Nonetheless, this shadowing proved his allegiance to our friendship.  And I needed that.  For I was just beginning to recognize internally the depths of my own depravity.  But mainly, his example explicitly modeled for me how I wanted to also be as a friend to both him and whomever the Lord brought into my sphere of influence.

-------------------------

Afterwards, we never spoke of this noble gesture.  There was no reminiscing or counseling offered.  It was just Riley's way of doing his life relative to everyone around him.  He was like Batman without the costume.  He was a true white knight.

I spoke to Riley (after obtaining his cellphone # from his brother) soon after the news broke that he'd been indicted for the embezzlement charges.  He was thankful for my willingness to reach out, and I could tell he was at peace with what was soon to come (punishment) in light of his own salvation.

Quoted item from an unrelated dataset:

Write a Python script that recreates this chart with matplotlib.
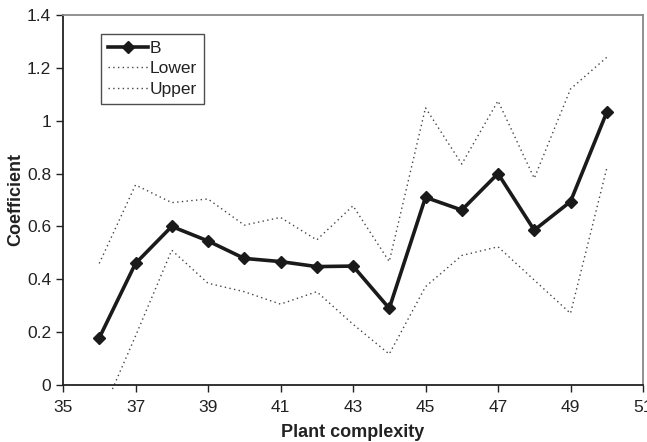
import matplotlib
matplotlib.use("Agg")
import matplotlib.pyplot as plt
from matplotlib.patches import Rectangle

plt.rcParams['font.family'] = ['Liberation Sans', 'DejaVu Sans']

# data
complexity = [36, 37, 38, 39, 40, 41, 42, 43, 44, 45, 46, 47, 48, 49, 50]
b_coef = [0.178, 0.46, 0.60, 0.545, 0.479, 0.467, 0.448, 0.45, 0.29, 0.71, 0.662, 0.80, 0.586, 0.694, 1.032]
lower = [-0.13, 0.185, 0.51, 0.385, 0.353, 0.306, 0.353, 0.23, 0.117, 0.372, 0.49, 0.523, 0.397, 0.271, 0.82]
upper = [0.46, 0.757, 0.69, 0.704, 0.605, 0.634, 0.549, 0.678, 0.467, 1.049, 0.836, 1.075, 0.782, 1.12, 1.24]

xticks = [35, 37, 39, 41, 43, 45, 47, 49, 51]
yticks = [0, 0.2, 0.4, 0.6, 0.8, 1, 1.2, 1.4]
ytick_labels = ['0', '0.2', '0.4', '0.6', '0.8', '1', '1.2', '1.4']

fig = plt.figure(figsize=(6.47, 4.42), dpi=100)
ax = fig.add_axes([63/647, 1 - 385/442, 580/647, 370/442])

# Excel lets the lines run a few pixels past the plot area
clip = Rectangle((0, -0.014), 1, 1.03, transform=ax.transAxes, visible=False)
ax.add_patch(clip)

ax.plot(complexity, b_coef, color='#1a1a1a', lw=2.6, marker='D', ms=6.5,
        mfc='#1a1a1a', mec='#1a1a1a', label='B', zorder=3)
l1, = ax.plot(complexity, lower, color='#444444', lw=1.0, ls=(0, (1, 2.4)), label='Lower')
l2, = ax.plot(complexity, upper, color='#444444', lw=1.0, ls=(0, (1, 2.4)), label='Upper')
l1.set_clip_path(clip)
l2.set_clip_path(clip)

ax.set_xlim(35, 51)
ax.set_ylim(0, 1.4)
ax.set_xticks(xticks)
ax.set_yticks(yticks)
ax.set_yticklabels(ytick_labels)
ax.tick_params(direction='out', length=5, width=1, labelsize=12.5, colors='#222222')
ax.tick_params(axis='x', pad=6)

for side in ['left', 'bottom']:
    ax.spines[side].set_color('#222222')
    ax.spines[side].set_linewidth(1.3)
for side in ['top', 'right']:
    ax.spines[side].set_color('#888888')
    ax.spines[side].set_linewidth(1.3)

ax.set_xlabel('Plant complexity', fontsize=13, fontweight='bold', color='#222222', labelpad=6)
ax.set_ylabel('Coefficient', fontsize=13, fontweight='bold', color='#222222', labelpad=2)

leg = ax.legend(loc='upper left', bbox_to_anchor=(0.066, 0.949), fontsize=12.5,
                frameon=True, fancybox=False, edgecolor='#222222', borderpad=0.4,
                labelspacing=0.3, handlelength=2.3, handletextpad=0.1, borderaxespad=0)
leg.get_frame().set_linewidth(1.0)
for t in leg.get_texts():
    t.set_color('#222222')

fig.savefig('out.png', dpi=100)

I remember sharing the story I shared above with his brother, Matt, whilst attempting to obtain a means of direct communication to Riley immediately following the breaking news.  Matt replied by stating it sounded just like something Riley would do.

-------------------------

I think we should all engage in the ministry of shadowing.  Just as Riley demonstrated to me.  This notion of walking next to another man, even during the most harrowing of events.  Based on my experience, it is a rare thing to find men who'll actually do this.  Talk is cheap, and circumstances too often lend themselves to cutting a friend loose way in advance of any real need.  I'm forever grateful to Riley Brown for demonstrating to me what true faithfulness looks like.

In closing, I have no doubt that those inmates he's now surrounded by are all the more blessed having him there with them.  White knights are rare indeed.